I suppose it could count as breakage also, but I think it is far less
likely to cause confusion though as they're clearly asking about
implementation and getting an answer that its changed.
On Tue, Feb 3, 2015 at 2:41 PM, Erik Hesselink <hesselink at gmail.com> wrote:
> On Tue, Feb 3, 2015 at 8:32 PM, davean <davean at xkcd.com> wrote:
> > On Tue, Feb 3, 2015 at 2:20 PM, Erik Hesselink <hesselink at gmail.com>
> wrote:
> >>
> >> > 2. Breakage of existing tutorials/documentation
> >>
> >> I was just wondering which of these you were alluding to.
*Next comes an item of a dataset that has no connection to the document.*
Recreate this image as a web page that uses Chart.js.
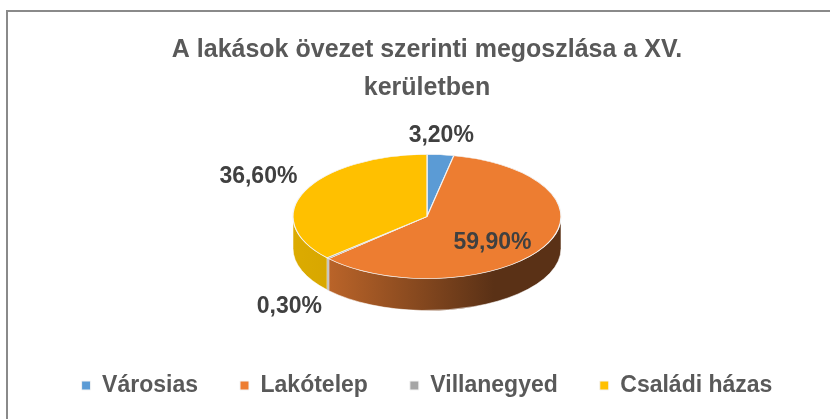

Turns out
> >> it's all of them :) I'm surprised you mention breakage of code, since
> >> in my experience most of the breakage in GHC 7.10 I've seen in my own
> >> packages and the Stackage builds is due to other factors: the
> >> Applicative/Monad changes, time 1.5, etc. It would be interesting (but
> >> time consuming) to gather some statistics on this. The breakage of
> >> tutorials is unfortunate, yes.
> >
> >
> > So how bad is the breakage of tutorial code really? Looking around almost
> > all of it has a full top level type which makes it still work. I've only
> > looked for a few minutes but my first impression is that not much breaks
> > with this. Is this just a theory or have people actually determined that
> > tutorial code breaks?
> >
> > (Actually, I've found plenty of broken tutorial code, but it wasn't due
> to
> > anything in prelude. Our standard library churn seems much worse on
> > tutorials I've looked at then this seems to be.)
>
> I think the 'breakage' is mostly used as mentioning things that work
> on lists, while they now work on Foldable/Traversables. For example,
> LYAH mentions "length takes a list and returns its length,
> obviously.", which isn't true anymore in the strictest sense, it takes
> any Foldable. However, you could argue that this text is just
> specialization, and that it's still true. There seem to be no things
> that are generalized in the section about types, and soon after type
> classes are already introduced. Real World Haskell is slightly more
> "broken", for example, it lists:
>
> ghci> :type null
> null :: [a] -> Bool
>
> Which isn't true anymore, it would now give "Foldable t => t a -> Bool".
>
> Regards,
>
> Erik
>
> P.S. You didn't send your message to haskell-cafe. Feel free to
> forward it including this reply if you want.